__Task requirements__
Reproduce exactly the lines below, from the first one through the line containing "const xMin = 0.4, xMax = 1.9, xStep = 0.2;", and omit any pictures.

= = = = = = =

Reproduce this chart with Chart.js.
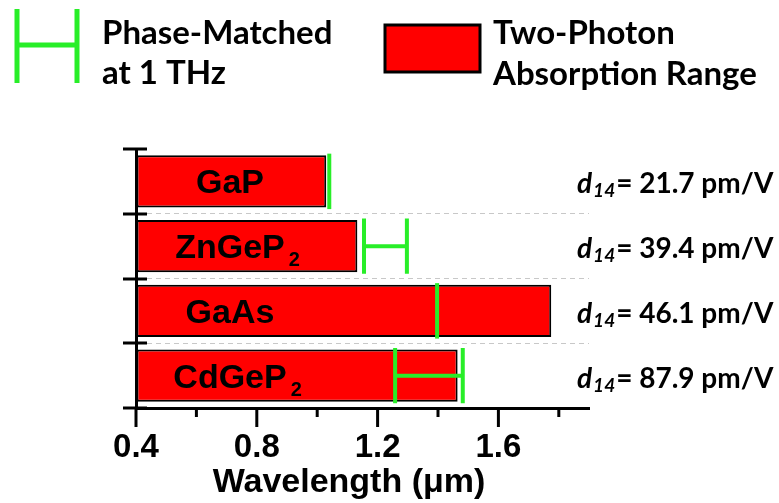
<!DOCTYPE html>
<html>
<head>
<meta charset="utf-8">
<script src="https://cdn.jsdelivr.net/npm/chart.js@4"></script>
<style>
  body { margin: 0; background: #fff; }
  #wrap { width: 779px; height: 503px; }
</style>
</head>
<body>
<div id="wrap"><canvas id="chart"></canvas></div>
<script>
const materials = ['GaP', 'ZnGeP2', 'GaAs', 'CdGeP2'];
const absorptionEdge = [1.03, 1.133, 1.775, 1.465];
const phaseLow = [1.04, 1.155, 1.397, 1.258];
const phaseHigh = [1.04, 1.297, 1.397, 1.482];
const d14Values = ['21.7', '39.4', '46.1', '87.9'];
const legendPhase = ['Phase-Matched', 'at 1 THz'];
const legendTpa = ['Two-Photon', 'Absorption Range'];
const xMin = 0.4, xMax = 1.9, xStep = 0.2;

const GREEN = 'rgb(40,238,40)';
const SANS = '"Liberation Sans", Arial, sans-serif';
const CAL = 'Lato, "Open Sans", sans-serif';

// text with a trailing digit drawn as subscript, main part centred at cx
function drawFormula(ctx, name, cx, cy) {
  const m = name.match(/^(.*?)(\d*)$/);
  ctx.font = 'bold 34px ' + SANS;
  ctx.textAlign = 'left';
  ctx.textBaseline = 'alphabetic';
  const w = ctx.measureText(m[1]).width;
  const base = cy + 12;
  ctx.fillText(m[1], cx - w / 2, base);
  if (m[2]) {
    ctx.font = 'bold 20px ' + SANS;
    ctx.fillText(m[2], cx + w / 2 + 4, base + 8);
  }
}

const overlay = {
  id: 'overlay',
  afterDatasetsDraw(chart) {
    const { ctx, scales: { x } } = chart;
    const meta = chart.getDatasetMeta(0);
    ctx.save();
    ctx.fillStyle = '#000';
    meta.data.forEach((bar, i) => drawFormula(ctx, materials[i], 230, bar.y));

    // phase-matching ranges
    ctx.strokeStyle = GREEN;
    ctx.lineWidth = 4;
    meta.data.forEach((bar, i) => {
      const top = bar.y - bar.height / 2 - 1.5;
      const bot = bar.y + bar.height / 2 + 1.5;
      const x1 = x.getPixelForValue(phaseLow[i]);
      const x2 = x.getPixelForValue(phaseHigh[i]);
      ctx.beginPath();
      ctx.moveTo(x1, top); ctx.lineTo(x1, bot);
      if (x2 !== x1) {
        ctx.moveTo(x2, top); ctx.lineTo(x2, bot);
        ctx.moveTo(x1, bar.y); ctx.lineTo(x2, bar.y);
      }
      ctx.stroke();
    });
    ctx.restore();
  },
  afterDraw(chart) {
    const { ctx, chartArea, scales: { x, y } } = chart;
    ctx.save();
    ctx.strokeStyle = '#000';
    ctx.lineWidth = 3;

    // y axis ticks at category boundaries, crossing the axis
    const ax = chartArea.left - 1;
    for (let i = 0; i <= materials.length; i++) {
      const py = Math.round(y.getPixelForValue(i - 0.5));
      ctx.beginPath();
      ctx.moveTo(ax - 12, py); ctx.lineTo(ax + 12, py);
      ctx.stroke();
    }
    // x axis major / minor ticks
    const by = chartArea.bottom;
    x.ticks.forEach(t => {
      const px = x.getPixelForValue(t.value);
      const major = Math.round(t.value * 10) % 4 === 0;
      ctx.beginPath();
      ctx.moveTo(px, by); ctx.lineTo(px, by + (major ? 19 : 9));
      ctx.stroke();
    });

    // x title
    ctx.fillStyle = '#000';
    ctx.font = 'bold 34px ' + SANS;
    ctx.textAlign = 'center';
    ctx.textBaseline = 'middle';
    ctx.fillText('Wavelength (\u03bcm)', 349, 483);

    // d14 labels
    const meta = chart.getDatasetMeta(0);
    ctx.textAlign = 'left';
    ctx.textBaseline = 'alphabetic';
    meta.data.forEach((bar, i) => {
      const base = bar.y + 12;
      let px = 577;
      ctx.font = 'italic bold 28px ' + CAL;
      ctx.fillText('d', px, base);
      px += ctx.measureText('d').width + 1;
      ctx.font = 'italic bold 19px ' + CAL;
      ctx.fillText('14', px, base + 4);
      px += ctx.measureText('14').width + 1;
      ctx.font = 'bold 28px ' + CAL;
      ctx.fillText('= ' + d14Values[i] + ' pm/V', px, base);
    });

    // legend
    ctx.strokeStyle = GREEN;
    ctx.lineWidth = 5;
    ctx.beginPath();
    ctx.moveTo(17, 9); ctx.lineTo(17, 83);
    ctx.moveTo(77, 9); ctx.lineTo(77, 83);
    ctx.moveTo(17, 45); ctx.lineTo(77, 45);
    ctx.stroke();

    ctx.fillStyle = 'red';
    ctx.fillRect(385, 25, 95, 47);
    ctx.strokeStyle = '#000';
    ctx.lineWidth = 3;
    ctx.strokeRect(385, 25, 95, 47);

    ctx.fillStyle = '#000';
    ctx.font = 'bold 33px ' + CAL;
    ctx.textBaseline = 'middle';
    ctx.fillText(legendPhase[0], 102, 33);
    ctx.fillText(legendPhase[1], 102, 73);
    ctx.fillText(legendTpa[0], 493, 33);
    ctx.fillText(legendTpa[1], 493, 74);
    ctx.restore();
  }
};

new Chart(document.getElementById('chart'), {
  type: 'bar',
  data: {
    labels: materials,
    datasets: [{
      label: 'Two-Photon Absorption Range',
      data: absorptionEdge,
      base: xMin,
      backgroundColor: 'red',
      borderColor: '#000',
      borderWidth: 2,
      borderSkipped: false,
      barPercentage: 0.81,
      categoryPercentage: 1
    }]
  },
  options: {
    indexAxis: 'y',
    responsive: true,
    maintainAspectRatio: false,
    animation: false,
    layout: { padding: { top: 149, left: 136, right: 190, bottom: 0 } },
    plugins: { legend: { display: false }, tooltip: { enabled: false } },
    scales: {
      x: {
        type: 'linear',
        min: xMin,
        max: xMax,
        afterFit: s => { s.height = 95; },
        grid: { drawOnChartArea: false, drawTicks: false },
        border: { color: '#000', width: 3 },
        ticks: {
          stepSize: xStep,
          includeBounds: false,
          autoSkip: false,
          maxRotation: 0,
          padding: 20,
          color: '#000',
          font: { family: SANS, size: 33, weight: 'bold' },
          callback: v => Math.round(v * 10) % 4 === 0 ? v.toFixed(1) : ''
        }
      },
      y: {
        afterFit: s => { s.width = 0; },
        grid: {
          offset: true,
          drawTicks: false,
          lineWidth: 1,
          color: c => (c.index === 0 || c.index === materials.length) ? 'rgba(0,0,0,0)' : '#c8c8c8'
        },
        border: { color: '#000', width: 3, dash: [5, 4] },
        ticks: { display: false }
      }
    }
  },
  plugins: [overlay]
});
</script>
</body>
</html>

= = = = = = =

__Completed exercise__
Reproduce this chart with Chart.js.
<!DOCTYPE html>
<html>
<head>
<meta charset="utf-8">
<script src="https://cdn.jsdelivr.net/npm/chart.js@4"></script>
<style>
  body { margin: 0; background: #fff; }
  #wrap { width: 779px; height: 503px; }
</style>
</head>
<body>
<div id="wrap"><canvas id="chart"></canvas></div>
<script>
const materials = ['GaP', 'ZnGeP2', 'GaAs', 'CdGeP2'];
const absorptionEdge = [1.03, 1.133, 1.775, 1.465];
const phaseLow = [1.04, 1.155, 1.397, 1.258];
const phaseHigh = [1.04, 1.297, 1.397, 1.482];
const d14Values = ['21.7', '39.4', '46.1', '87.9'];
const legendPhase = ['Phase-Matched', 'at 1 THz'];
const legendTpa = ['Two-Photon', 'Absorption Range'];
const xMin = 0.4, xMax = 1.9, xStep = 0.2;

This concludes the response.